I tend to find it near impossible to sleep in any other position than curled on one side - and at that point the floor starts to hurt hips and ankles - being the things that stick out.
Not necessarily mattress related but it seems to also be true that I sleep better under a weighty covering.
Some people cut their way into the middle of the tauntaun, some people just lay down underneath it.
I have got better at sleeping in a hammock, though. Or maybe just better at putting one up in the dark so it's comfortable.
Under what circumstances would you need to put up a hammock in the dark?
Do you holiday below the decks in a man of war?
I can see the skill would also be useful if you were sharing a damp cave with a hibernating bear whom you did not wish to disturb. But you can't just leave that statement hanging there, no matter how comfortable it is as it gently swings.
Under what circumstances would you need to put up a hammock in the dark?
Under what circumstances would you want to put up a hammock in daylight? The hammock's for sleeping in. I sleep during the night, when it's dark.
Not necessarily mattress related but it seems to also be true that I sleep better under a weighty covering.
I am intensely curious to try one of those weighted blankets, but even though they claim to be not hot, it's really hard to imagine how they couldn't be.
Maybe it's just lumps of lead in a net.
@118 me too, on which note, opinions on woollen duvets?
I didn't even know that existed, unless it's just a blanket.
Distinct from woollen blankets. Also @118 - I expect it could be replicated using some kind of elasticated netting.
Do you holiday below the decks in a man of war?
To be fair, this fits my image of ajay. He could be tourism director for the Ministry of Defence.
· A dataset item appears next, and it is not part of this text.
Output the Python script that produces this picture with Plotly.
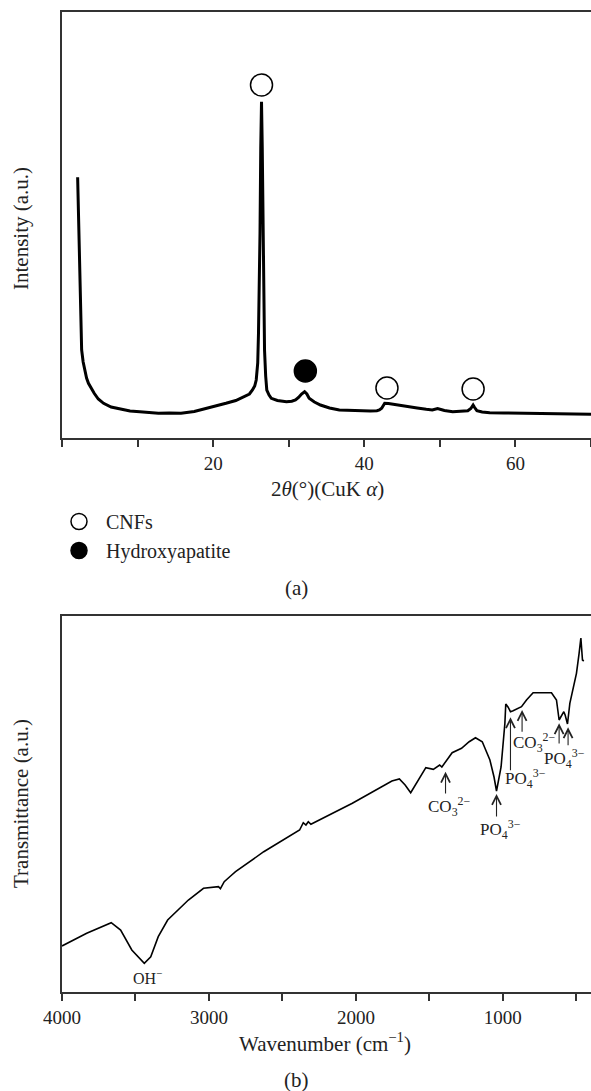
import plotly.graph_objects as go

# ---------------- Panel (a): XRD ----------------
xrd_2theta = [2.07, 2.15, 2.27, 2.4, 2.6, 2.8, 3.0, 3.25, 3.5, 3.9, 4.26, 4.8, 5.5, 6.5, 7.76, 9.0,
              10.3, 11.5, 12.75, 14.2, 15.75, 17.5, 19.2, 20.5, 21.7, 23.0, 24.2, 24.8, 25.2, 25.5,
              25.7, 25.9, 26.0, 26.1, 26.2, 26.3, 26.4, 26.5, 26.6, 26.7, 26.8, 26.95, 27.1, 27.4,
              27.7, 28.5, 29.7, 30.4, 30.9, 31.3, 31.7, 32.1, 32.4, 32.7, 33.4, 34.2, 35.4, 36.7,
              38.2, 39.7, 40.8, 41.67, 42.0, 42.3, 42.7, 43.2, 43.7, 44.6, 45.7, 47.0, 48.2, 49.0,
              49.7, 50.6, 51.7, 52.8, 53.7, 54.1, 54.4, 54.6, 54.9, 55.6, 56.6, 58.5, 60.0, 61.6,
              63.5, 65.0, 66.6, 68.3, 70.0]
xrd_intensity = [260.7, 235.0, 204.7, 138.0, 88.0, 76.0, 68.0, 60.0, 54.7, 49.0, 44.7, 39.0, 34.7, 31.0,
                 28.7, 27.0, 26.3, 25.5, 24.7, 25.0, 24.7, 26.5, 29.7, 32.0, 34.7, 37.5, 41.3, 44.0,
                 48.0, 52.0, 58.0, 75.0, 104.7, 150.0, 204.7, 290.0, 336.3, 290.0, 204.7, 140.0,
                 88.0, 62.0, 48.0, 43.0, 39.7, 37.5, 36.3, 36.8, 38.0, 40.5, 44.0, 46.3, 44.0, 39.7,
                 36.0, 33.0, 30.0, 28.0, 27.5, 27.3, 27.0, 27.3, 28.0, 29.7, 34.7, 34.5, 34.0, 33.0,
                 32.0, 30.0, 28.7, 28.0, 29.5, 27.5, 26.3, 26.8, 27.3, 29.5, 33.0, 30.5, 27.3, 26.0,
                 25.3, 25.0, 24.8, 24.7, 24.2, 24.0, 23.7, 23.7, 23.7]

cnf_x = [26.4, 43.0, 54.4]
cnf_y = [353, 50, 49]
ha_x = [32.2]
ha_y = [67]

xrd_ticks = [0, 10, 20, 30, 40, 50, 60, 70]
xrd_ticktext = ["", "", "20", "", "40", "", "60", ""]

# ---------------- Panel (b): FTIR ----------------
ir_wn = [4000, 3832, 3665, 3601, 3525, 3440, 3396, 3345, 3281, 3140, 3037, 2935, 2922, 2896,
         2845, 2819, 2627, 2383, 2358, 2340, 2324, 2306, 2024, 1858, 1755, 1704, 1665, 1627,
         1575, 1524, 1473, 1447, 1430, 1415, 1383, 1345, 1281, 1229, 1186, 1140, 1088, 1060,
         1043, 1012, 986, 980, 965, 948, 930, 873, 839, 794, 669, 635, 617, 597, 585, 576,
         560, 544, 499, 481, 469, 458, 449]
ir_trans = [46, 58.7, 69.3, 62, 42, 28.7, 35.3, 55.3, 72, 92, 103.7, 105.3, 103.3, 110.3,
            117, 120.3, 140.3, 162, 169.3, 167, 170.3, 167.7, 188.7, 202, 211, 213, 207, 199.3,
            212, 224.3, 222.7, 225.3, 227, 225, 232, 239.3, 243.7, 250.3, 254.3, 250.3, 232, 215,
            201, 225, 268.7, 288, 285, 280.3, 281.3, 285.3, 292, 299.3, 299.3, 292, 272, 277, 280.3, 277,
            268, 288.7, 318.7, 338.7, 354, 332, 331]

ir_ticks = [4000, 3500, 3000, 2500, 2000, 1500, 1000, 500]
ir_ticktext = ["4000", "", "3000", "", "2000", "", "1000", ""]

# label: (text, x, y, size)
ir_labels = [
    ("OH<sup>−</sup>", 3421, 14.7, 16),
    ("CO<sub>3</sub><sup>2−</sup>", 1361, 185.3, 17),
    ("PO<sub>4</sub><sup>3−</sup>", 1017, 162, 17),
    ("PO<sub>4</sub><sup>3−</sup>", 844, 213.7, 17),
    ("CO<sub>3</sub><sup>2−</sup>", 782, 249, 17),
    ("PO<sub>4</sub><sup>3−</sup>", 578, 233.7, 17),
]
# arrows: (x, tip y, tail y)
ir_arrows = [
    (1390, 220.3, 197),
    (1043, 198, 174),
    (948, 274.7, 220.3),
    (869, 282, 258.7),
    (617, 268.7, 247),
    (556, 264.7, 245.3),
]

FONT = "Liberation Serif"
AX = "#333333"
W, H = 591, 1091
ML = 62

fig = go.Figure()
fig.add_trace(go.Scatter(x=xrd_2theta, y=xrd_intensity, mode="lines",
                         line=dict(color="black", width=3), showlegend=False,
                         xaxis="x", yaxis="y"))
fig.add_trace(go.Scatter(x=cnf_x, y=cnf_y, mode="markers", name="CNFs",
                         legendgroup="a",
                         marker=dict(symbol="circle", size=22, color="white",
                                     line=dict(color="black", width=1.5)),
                         xaxis="x", yaxis="y"))
fig.add_trace(go.Scatter(x=ha_x, y=ha_y, mode="markers", name="Hydroxyapatite",
                         legendgroup="b",
                         marker=dict(symbol="circle", size=22, color="black",
                                     line=dict(color="black", width=1.5)),
                         xaxis="x", yaxis="y"))
fig.add_trace(go.Scatter(x=ir_wn, y=ir_trans, mode="lines",
                         line=dict(color="black", width=1.6), showlegend=False,
                         xaxis="x2", yaxis="y2"))

def ydom(top_px, bot_px):
    return [(H - bot_px) / H, (H - top_px) / H]

def px_x(xpx):
    return (xpx - ML) / (W - ML)

axis_common = dict(showline=True, linecolor=AX, linewidth=1.5, showgrid=False, zeroline=False,
                   ticks="outside", ticklen=7, tickwidth=1.5, tickcolor=AX,
                   tickfont=dict(family=FONT, size=19, color="#222"))

fig.update_layout(
    width=W, height=H, margin=dict(l=ML, r=0, t=0, b=0),
    paper_bgcolor="white", plot_bgcolor="white",
    font=dict(family=FONT, size=20, color="#222"),
    xaxis=dict(domain=[0, 1], range=[0, 70], tickvals=xrd_ticks, ticktext=xrd_ticktext,
               mirror=True, anchor="y", **axis_common),
    yaxis=dict(domain=ydom(12, 438), range=[0, 426], showline=True, linecolor=AX, linewidth=1.5,
               showgrid=False, zeroline=False, showticklabels=False, ticks="", anchor="x"),
    xaxis2=dict(domain=[0, 1], range=[4000, 400], tickvals=ir_ticks, ticktext=ir_ticktext,
                mirror=True, anchor="y2", **axis_common),
    yaxis2=dict(domain=ydom(616, 992), range=[0, 376], showline=True, linecolor=AX, linewidth=1.5,
                showgrid=False, zeroline=False, showticklabels=False, ticks="", anchor="x2"),
    legend=dict(x=px_x(52), y=(H - 502) / H, xanchor="left", yanchor="top",
                bgcolor="rgba(0,0,0,0)", itemwidth=44, tracegroupgap=0,
                font=dict(family=FONT, size=20, color="#222")),
)

ann = []
def paper_text(text, xpx, ypx, size=21, angle=0):
    ann.append(dict(text=text, x=px_x(xpx), y=(H - ypx) / H, xref="paper", yref="paper",
                    showarrow=False, textangle=angle, xanchor="center", yanchor="middle",
                    font=dict(family=FONT, size=size, color="#222")))

paper_text("Intensity (a.u.)", 21, 229, angle=-90)
paper_text("Transmittance (a.u.)", 21, 804, angle=-90)
paper_text("2<i>θ</i>(°)(CuK <i>α</i>)", 327, 489)
paper_text("(a)", 296, 588)
paper_text("Wavenumber (cm<sup>−1</sup>)", 325, 1042)
paper_text("(b)", 296, 1080)

for t, x, y, s in ir_labels:
    ann.append(dict(text=t, x=x, y=y, xref="x2", yref="y2", showarrow=False,
                    xanchor="center", yanchor="middle",
                    font=dict(family=FONT, size=s, color="#222")))
for x, tip, tail in ir_arrows:
    ann.append(dict(text="", x=x, y=tip, ax=x, ay=tail, xref="x2", yref="y2",
                    axref="x2", ayref="y2", showarrow=True, arrowhead=5, arrowsize=1.6,
                    arrowwidth=1.1, arrowcolor="#222"))

fig.update_layout(annotations=ann)
fig.write_html("out.html", config={"displayModeBar": False},
               post_script="document.body.style.margin='0';")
opinions on woollen duvets
I don't have much of an opinion! I know people swear they're pleasant in hot climates, but it's hard to get past the cognitive dissonance.
123: when you think about, the British Empire was really just a prolonged episode of particularly insistent tourism.
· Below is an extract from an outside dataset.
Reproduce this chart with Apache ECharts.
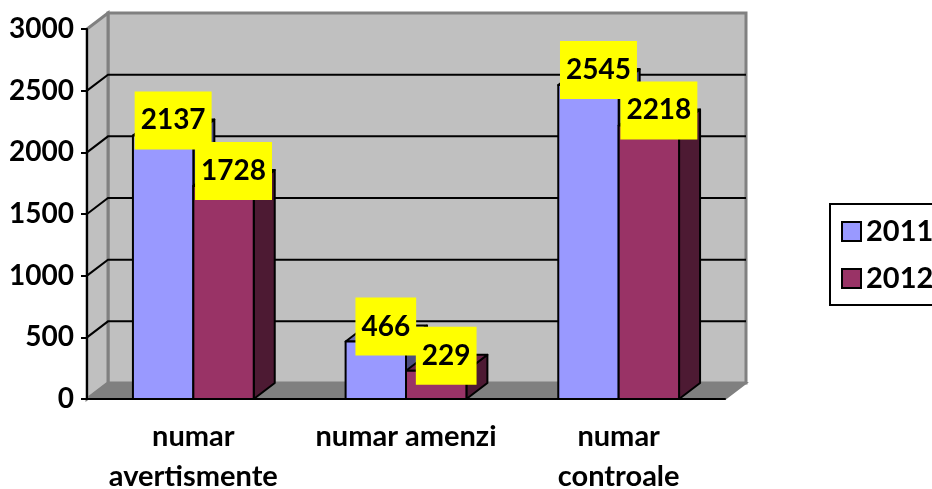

Weighted blankets were initially developed as an alternative to restraints on psych units. They are supposed to be soothing.
120 I first read that as "wooden duvets" which was a great image.
The implications of 126 for 118 are left as an exercise for the reader.
They used to run mental institutions on the basis of "If it would cost us money to prevent pain or discomfort, science shows that people with mental illness cannot experience that kind of pain or discomfort."
My favorite quilts are the ones with worn holey wool blankets used as the filling. Probably because they're soothing. They are warm eventually -- takes longer to warm up than a fluffy down duvet does, but then you're good for the night.
They stay warm for long enough to get up to urinate and come back? Asking for a friend whose prostate isn't getting any younger.
The French word for duvet is couette. Couette with cheese.